# Burr Oak boat rentals?



## BASmead (Jan 11, 2008)

Hi all, i'm headed down to the Nelsonville area next week, i was wondering if there are any small boat rentals available at Burr Oak. Also any recommendations of other places in the area worth wetting a line? Shore fishing spots? Spillways? We'll be down for a few days and im anxious to do some exploring in the area. I've read much about the Hocking River but from what my friend says it'll probably be too high to fish the days we're there, with the rain in the forecast. Thanks, B


----------



## RiverWader (Apr 1, 2006)

Bas, Burr Oak doesn't really open till Memorial day, So no boat rentals till then.

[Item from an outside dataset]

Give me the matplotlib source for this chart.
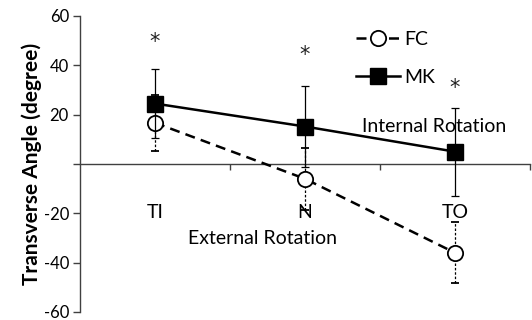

Theres 5 or 6 diffrent lakes with in a few miles of Nelsonville though. Theres Burr Oak, Lake Hope, Snowden Lake, Dow lake , Lake Logan , Fox Lake, All those are about 5-25 minute drive from Nel., and all but 2 have fishable spillways. And if you want to drive a lil farther , you can hit Lake Ruppert, Lake Alma, Jackson lake.


----------



## bigfoot27 (Apr 13, 2004)

Bas,

I do know that Lake Logan usually have small boats to rent, but I haven't been down there this year yet to see if they are renting them yet. The rental place is located at the main boat ramp.

Darryl


----------



## BASmead (Jan 11, 2008)

Cool thanks for the info guys. Is it legal to fish from shore @ Burr Oak prior to Memorial day?


----------



## RiverWader (Apr 1, 2006)

Yes its Legal


----------